Critical points of a function occur where the first derivative is zero or undefined. This is because at critical points, the slope of the tangent (given by the first derivative) is level, meaning it is neither increasing nor decreasing. Thus, finding critical points is an essential first step in analyzing any function's behavior.
To find critical points for the function provided, we start by taking the derivative to find the slope. The derivative of the function is given by

• \( f'(x) = 6x^2 - 6x - 12 \)

Next, set the first derivative equal to zero to find where the slope levels off:

• \( 6x^2 - 6x - 12 = 0 \)

This equation can be simplified and factored as follows:

• \( x^2 - x - 2 = 0 \)
• \( (x-2)(x+1) = 0 \)
• \( x = 2 \) and \( x = -1 \)

Therefore, the critical points occur at \( x = 2 \) and \( x = -1 \). At these points, the function changes its rate of change, paving the way for further analysis using the second derivative test.

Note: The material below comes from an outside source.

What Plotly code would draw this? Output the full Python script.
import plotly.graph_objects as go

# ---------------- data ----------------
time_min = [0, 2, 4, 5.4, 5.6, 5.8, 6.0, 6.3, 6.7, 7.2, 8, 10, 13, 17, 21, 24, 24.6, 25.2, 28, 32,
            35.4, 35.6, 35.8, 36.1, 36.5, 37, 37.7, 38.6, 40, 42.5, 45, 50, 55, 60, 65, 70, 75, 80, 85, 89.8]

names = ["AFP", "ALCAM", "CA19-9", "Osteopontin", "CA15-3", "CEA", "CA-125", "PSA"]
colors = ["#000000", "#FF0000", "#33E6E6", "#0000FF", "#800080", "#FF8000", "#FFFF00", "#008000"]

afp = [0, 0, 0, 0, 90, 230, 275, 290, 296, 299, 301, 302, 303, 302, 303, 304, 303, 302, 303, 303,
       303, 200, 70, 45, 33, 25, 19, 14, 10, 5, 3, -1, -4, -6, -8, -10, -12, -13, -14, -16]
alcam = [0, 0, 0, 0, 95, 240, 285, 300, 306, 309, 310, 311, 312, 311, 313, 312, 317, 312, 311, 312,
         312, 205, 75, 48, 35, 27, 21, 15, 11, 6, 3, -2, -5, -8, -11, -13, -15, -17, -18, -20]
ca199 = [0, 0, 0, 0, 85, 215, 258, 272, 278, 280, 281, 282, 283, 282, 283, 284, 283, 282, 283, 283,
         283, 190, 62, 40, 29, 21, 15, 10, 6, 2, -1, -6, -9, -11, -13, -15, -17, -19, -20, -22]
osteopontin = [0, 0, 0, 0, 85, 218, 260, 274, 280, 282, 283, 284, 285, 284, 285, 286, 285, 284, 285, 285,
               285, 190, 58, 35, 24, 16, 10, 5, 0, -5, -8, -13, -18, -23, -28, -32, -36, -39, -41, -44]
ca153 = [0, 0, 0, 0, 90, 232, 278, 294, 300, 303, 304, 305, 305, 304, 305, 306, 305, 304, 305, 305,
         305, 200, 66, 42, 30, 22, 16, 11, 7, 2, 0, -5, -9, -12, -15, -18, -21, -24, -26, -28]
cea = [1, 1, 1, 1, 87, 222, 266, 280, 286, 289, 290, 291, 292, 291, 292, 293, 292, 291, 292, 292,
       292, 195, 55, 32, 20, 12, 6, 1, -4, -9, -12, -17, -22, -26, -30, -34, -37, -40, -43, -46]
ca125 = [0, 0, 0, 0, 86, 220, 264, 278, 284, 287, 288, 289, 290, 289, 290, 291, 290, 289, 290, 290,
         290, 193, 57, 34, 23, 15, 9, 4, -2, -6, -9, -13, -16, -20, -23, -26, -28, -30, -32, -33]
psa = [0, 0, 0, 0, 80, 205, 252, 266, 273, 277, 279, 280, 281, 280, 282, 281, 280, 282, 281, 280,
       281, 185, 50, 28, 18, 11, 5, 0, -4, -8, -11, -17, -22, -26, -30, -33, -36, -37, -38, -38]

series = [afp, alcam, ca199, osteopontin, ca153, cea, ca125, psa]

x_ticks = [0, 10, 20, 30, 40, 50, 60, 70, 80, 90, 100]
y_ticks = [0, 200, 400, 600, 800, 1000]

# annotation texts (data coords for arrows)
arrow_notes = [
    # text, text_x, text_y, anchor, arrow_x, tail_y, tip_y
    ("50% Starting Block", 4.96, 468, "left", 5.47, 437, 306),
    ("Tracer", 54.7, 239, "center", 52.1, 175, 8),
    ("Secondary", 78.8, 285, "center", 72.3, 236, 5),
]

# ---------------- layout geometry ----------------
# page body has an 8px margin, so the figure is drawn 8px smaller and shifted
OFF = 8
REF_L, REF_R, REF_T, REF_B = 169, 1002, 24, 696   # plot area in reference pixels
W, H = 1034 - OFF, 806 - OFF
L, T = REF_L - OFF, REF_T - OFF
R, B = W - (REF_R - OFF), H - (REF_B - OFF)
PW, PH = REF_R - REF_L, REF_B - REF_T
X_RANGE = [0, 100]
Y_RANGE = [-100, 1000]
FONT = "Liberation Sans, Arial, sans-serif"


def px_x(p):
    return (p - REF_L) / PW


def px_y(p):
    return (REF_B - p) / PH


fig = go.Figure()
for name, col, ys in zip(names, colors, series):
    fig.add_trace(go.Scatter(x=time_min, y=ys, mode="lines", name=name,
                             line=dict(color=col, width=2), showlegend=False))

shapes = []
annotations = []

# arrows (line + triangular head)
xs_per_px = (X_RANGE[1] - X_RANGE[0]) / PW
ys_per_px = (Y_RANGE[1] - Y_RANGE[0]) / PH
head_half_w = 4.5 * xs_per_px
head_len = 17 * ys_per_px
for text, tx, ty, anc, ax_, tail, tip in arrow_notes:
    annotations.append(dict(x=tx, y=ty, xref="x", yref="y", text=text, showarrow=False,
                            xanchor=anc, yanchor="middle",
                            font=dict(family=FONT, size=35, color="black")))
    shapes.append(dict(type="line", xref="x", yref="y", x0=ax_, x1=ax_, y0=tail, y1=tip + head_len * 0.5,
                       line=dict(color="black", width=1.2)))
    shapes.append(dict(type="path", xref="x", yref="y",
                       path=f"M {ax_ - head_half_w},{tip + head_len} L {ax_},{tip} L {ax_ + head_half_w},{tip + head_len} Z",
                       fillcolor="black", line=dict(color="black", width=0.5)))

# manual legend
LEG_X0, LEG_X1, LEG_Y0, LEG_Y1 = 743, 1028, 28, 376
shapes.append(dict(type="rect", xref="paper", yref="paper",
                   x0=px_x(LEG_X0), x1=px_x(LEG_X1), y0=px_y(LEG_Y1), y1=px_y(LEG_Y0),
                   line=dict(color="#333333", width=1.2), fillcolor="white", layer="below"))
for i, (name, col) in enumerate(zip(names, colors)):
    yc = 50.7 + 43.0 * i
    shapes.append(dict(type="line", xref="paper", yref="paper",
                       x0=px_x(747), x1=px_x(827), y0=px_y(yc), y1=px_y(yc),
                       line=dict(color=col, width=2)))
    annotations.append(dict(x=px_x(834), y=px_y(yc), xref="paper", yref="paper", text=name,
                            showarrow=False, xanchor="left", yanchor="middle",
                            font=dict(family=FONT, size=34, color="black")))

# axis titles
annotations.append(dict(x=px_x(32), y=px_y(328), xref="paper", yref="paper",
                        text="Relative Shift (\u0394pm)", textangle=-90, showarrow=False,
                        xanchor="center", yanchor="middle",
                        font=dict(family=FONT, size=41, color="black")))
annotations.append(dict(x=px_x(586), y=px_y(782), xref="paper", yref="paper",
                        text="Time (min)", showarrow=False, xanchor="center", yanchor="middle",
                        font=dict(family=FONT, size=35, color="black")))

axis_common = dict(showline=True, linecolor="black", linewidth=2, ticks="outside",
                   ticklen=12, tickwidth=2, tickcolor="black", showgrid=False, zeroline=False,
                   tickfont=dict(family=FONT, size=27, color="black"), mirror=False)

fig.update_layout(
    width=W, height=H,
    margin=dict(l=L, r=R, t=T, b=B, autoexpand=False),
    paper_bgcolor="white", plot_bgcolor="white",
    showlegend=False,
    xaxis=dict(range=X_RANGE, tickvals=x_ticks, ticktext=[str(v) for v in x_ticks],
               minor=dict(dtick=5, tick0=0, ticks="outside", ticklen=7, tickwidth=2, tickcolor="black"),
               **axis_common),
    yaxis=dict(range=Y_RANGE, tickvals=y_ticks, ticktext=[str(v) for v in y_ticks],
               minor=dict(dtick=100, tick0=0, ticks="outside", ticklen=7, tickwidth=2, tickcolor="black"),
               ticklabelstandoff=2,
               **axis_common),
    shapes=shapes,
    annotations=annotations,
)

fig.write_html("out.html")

Concavity reveals whether a curve is shaped upwards like a cup or downwards like a cap. To determine concavity for the function, we utilize the second derivative.

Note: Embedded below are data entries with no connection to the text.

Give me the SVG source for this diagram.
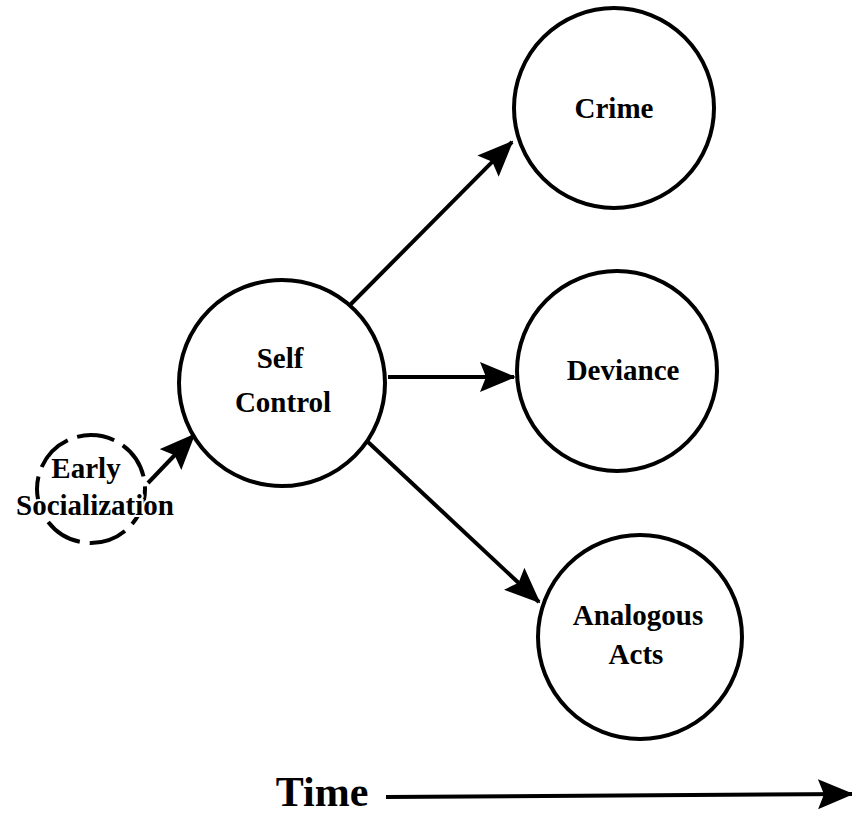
<svg xmlns="http://www.w3.org/2000/svg" width="852" height="815" viewBox="0 0 852 815">
  <style>
    .node { fill: #fff; stroke: #000; stroke-width: 4; }
    .dashed { stroke-dasharray: 38 10; }
    .label { font-family: "Liberation Serif", "Times New Roman", serif; font-weight: bold; font-size: 29px; text-anchor: middle; fill: #000; }
    .halo { stroke: #fff; stroke-width: 4; paint-order: stroke; }
    .edge { stroke: #000; stroke-width: 4; fill: none; marker-end: url(#head); }
  </style>
  <defs>
    <marker id="head" markerUnits="userSpaceOnUse" markerWidth="36" markerHeight="30" refX="34" refY="15" orient="auto">
      <path d="M0,0 L36,15 L0,30 L6,15 Z" fill="#000"/>
    </marker>
  </defs>

  <rect width="852" height="815" fill="#fff"/>

  <g id="early-socialization">
    <circle class="node dashed" cx="91" cy="489" r="54"/>
    <text class="label halo" x="86" y="478">Early</text>
    <text class="label halo" x="95" y="515">Socialization</text>
  </g>

  <g id="self-control">
    <circle class="node" cx="282" cy="383" r="103"/>
    <text class="label" x="280" y="368">Self</text>
    <text class="label" x="283" y="412">Control</text>
  </g>

  <g id="crime">
    <circle class="node" cx="614" cy="108" r="100"/>
    <text class="label" x="614" y="118">Crime</text>
  </g>

  <g id="deviance">
    <circle class="node" cx="617" cy="371" r="100"/>
    <text class="label" x="623" y="380">Deviance</text>
  </g>

  <g id="analogous-acts">
    <circle class="node" cx="640" cy="637" r="102"/>
    <text class="label" x="638" y="625">Analogous</text>
    <text class="label" x="636" y="664">Acts</text>
  </g>

  <g id="connectors">
    <line class="edge" x1="148" y1="483" x2="194" y2="435"/>
    <line class="edge" x1="350" y1="305" x2="512" y2="142"/>
    <line class="edge" x1="388" y1="377" x2="514" y2="377"/>
    <line class="edge" x1="368" y1="442" x2="539" y2="602"/>
    <line class="edge" x1="386" y1="797" x2="852" y2="794"/>
  </g>

  <text x="322" y="806" font-family="Liberation Serif, Times New Roman, serif" font-weight="bold" font-size="42" text-anchor="middle">Time</text>
</svg>
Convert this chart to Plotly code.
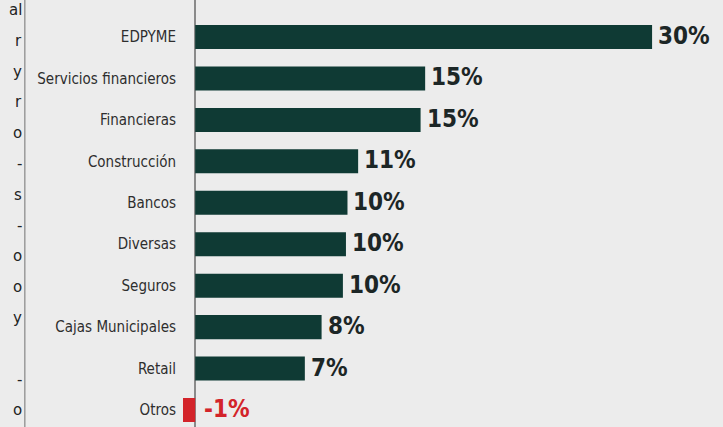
import plotly.graph_objects as go

categories = ["EDPYME", "Servicios financieros", "Financieras", "Construcción", "Bancos",
              "Diversas", "Seguros", "Cajas Municipales", "Retail", "Otros"]
values = [30.0, 15.1, 14.8, 10.7, 10.0, 9.9, 9.7, 8.3, 7.2, -0.8]
value_labels = ["30%", "15%", "15%", "11%", "10%", "10%", "10%", "8%", "7%", "-1%"]
side_fragments = ["al", "r", "y", "r", "o", "-", "s", "-", "o", "o", "y", "", "-", "o"]

GREEN = "#0f3a34"
RED = "#d3242a"
BG = "#ececec"
COND = "DejaVu Sans Condensed, Roboto, sans-serif"

colors = [RED if v < 0 else GREEN for v in values]

fig = go.Figure(go.Bar(
    y=categories, x=values, orientation="h",
    marker=dict(color=colors, line=dict(width=0)),
    hoverinfo="skip",
))

annotations = []
for c, v, lab in zip(categories, values, value_labels):
    annotations.append(dict(
        x=max(v, 0), y=c, xref="x", yref="y", text=lab, showarrow=False,
        xanchor="left", yanchor="middle", xshift=4 if v >= 0 else 7, yshift=1,
        font=dict(family=COND, size=24,
                  color=RED if v < 0 else "#1c2626", weight="bold"),
    ))

# cut-off text of the neighbouring column at the far left
for i, t in enumerate(side_fragments):
    if not t:
        continue
    annotations.append(dict(
        x=-0.3, y=1 - (10 + i * 30.8) / 427, xref="paper", yref="paper",
        text=t, showarrow=False, xanchor="right", yanchor="middle",
        font=dict(family="DejaVu Sans", size=15, color="#222222"),
    ))

fig.update_layout(
    width=723, height=427,
    margin=dict(l=183, r=10, t=0, b=0),
    paper_bgcolor=BG, plot_bgcolor=BG,
    bargap=0.42,
    showlegend=False,
    xaxis=dict(range=[-0.8, 34], showgrid=False, showticklabels=False,
               zeroline=True, zerolinecolor="#8a8a8a", zerolinewidth=1.5),
    yaxis=dict(range=[9.41, -0.893], showgrid=False, zeroline=False,
               ticks="", ticklabelstandoff=6,
               tickfont=dict(family=COND, size=15, color="#2e2e2e")),
    annotations=annotations,
    shapes=[dict(type="line", xref="paper", yref="paper", x0=-0.2985, x1=-0.2985,
                 y0=0, y1=1, line=dict(color="#9a9a9a", width=1.5))],
)

fig.write_html("out.html")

• The second derivative is found by differentiating the first derivative: \( f''(x) = 12x - 6 \)

Check where the second derivative is zero to identify potential points where concavity changes:

• Set \( f''(x) = 0 \): \( 12x - 6 = 0 \)
• Solve for \( x \): \( x = \frac{1}{2} \)

To determine where the function is concave up or down, test intervals on either side of \( x = \frac{1}{2} \):

• For \( x < \frac{1}{2} \) (choose \( x = 0 \)): \( f''(0) = -6 \), therefore the function is concave down.
• For \( x > \frac{1}{2} \) (choose \( x = 1 \)): \( f''(1) = 6 \), so the function is concave up.

This analysis informs us that the curve is concave down for \( x < \frac{1}{2} \) and concave up for \( x > \frac{1}{2} \). Understanding these intervals of concavity is fundamental once moving towards identifying points of inflection.

A point of inflection is where a graph changes its concavity – going from concave up to concave down or vice versa. Such a shift indicates a fundamental change in the curve's shape.
The examination of the concavity showed that the only change occurs at \( x = \frac{1}{2} \). This is confirmed by:

• At \( x = \frac{1}{2} \), the concavity of the function shifts from down to up.

Thus, an inflection point exists at \( x = \frac{1}{2} \). Inflection points are noteworthy because they signal shifts from acceleration to deceleration in the graph’s curvature. Capturing these shifts help in beautifully sketching the behavior of the overall function.

Local maxima and minima refer to the highest or lowest points in a particular section of the graph. Finding these points helps us understand peaks and troughs within intervals of the function.
To determine whether the critical points at \( x = -1 \) and \( x = 2 \) represent a local maximum or minimum, the second derivative test is deployed:

• For \( x = -1 \), calculate second derivative: \( f''(-1) = 12(-1) - 6 = -18 \). Since this is negative, \( x = -1 \) is a local maximum.
• For \( x = 2 \), calculate second derivative: \( f''(2) = 12(2) - 6 = 18 \). As this is positive, \( x = 2 \) is a local minimum.

These results illustrate where the function reaches high points and dives into low points locally. Identifying these helps especially in optimization problems or when modeling naturally occurring phenomena.